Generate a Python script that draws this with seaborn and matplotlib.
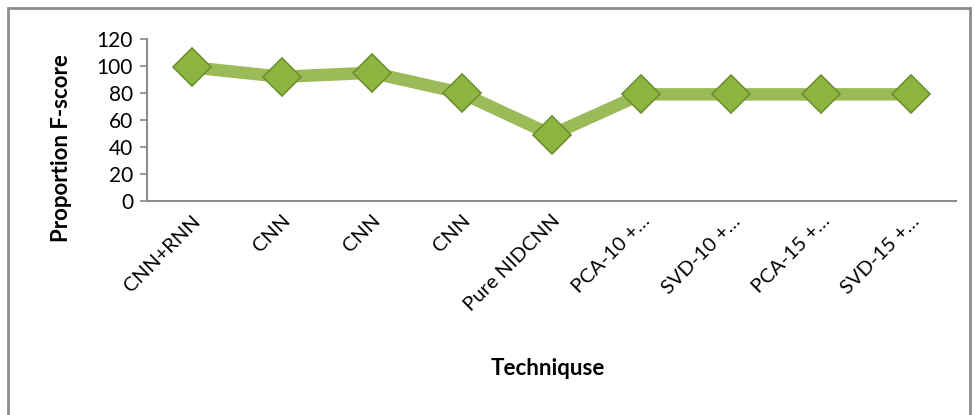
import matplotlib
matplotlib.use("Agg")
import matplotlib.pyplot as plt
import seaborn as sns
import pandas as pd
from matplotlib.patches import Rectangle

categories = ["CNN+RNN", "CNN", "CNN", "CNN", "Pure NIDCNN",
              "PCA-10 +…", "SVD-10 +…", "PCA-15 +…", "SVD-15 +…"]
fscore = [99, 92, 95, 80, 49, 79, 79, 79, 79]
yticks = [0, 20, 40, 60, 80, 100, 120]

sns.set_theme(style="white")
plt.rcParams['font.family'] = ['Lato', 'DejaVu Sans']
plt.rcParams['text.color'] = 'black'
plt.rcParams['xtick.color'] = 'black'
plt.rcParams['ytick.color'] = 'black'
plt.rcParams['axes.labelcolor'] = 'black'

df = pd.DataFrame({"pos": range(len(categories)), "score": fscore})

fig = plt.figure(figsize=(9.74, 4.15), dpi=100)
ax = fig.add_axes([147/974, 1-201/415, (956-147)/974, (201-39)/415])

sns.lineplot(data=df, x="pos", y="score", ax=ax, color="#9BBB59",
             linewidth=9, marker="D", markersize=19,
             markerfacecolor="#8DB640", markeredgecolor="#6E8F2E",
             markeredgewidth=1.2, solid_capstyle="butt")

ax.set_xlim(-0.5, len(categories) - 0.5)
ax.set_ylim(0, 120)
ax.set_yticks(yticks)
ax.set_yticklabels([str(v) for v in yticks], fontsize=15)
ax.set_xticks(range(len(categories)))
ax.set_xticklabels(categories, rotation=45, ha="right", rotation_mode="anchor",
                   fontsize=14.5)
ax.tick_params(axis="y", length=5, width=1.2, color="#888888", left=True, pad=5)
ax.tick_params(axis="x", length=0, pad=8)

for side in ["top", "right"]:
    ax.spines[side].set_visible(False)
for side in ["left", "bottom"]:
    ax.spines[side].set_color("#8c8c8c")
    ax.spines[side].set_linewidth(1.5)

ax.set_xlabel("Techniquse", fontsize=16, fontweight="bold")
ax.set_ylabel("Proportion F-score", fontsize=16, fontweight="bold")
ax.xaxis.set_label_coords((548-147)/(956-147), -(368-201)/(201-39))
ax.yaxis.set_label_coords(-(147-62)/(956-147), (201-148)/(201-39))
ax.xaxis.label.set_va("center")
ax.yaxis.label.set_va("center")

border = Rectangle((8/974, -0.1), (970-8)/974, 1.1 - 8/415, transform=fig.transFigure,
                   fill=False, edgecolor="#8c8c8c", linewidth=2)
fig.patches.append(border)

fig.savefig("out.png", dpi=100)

------------------------------------------------

### Task brief
Please take the lines from the beginning of the data above through the line holding "yticks = [0, 20, 40, 60, 80, 100, 120]" and transcribe them exactly, without any pictures.

### Task response
Generate a Python script that draws this with seaborn and matplotlib.
import matplotlib
matplotlib.use("Agg")
import matplotlib.pyplot as plt
import seaborn as sns
import pandas as pd
from matplotlib.patches import Rectangle

categories = ["CNN+RNN", "CNN", "CNN", "CNN", "Pure NIDCNN",
              "PCA-10 +…", "SVD-10 +…", "PCA-15 +…", "SVD-15 +…"]
fscore = [99, 92, 95, 80, 49, 79, 79, 79, 79]
yticks = [0, 20, 40, 60, 80, 100, 120]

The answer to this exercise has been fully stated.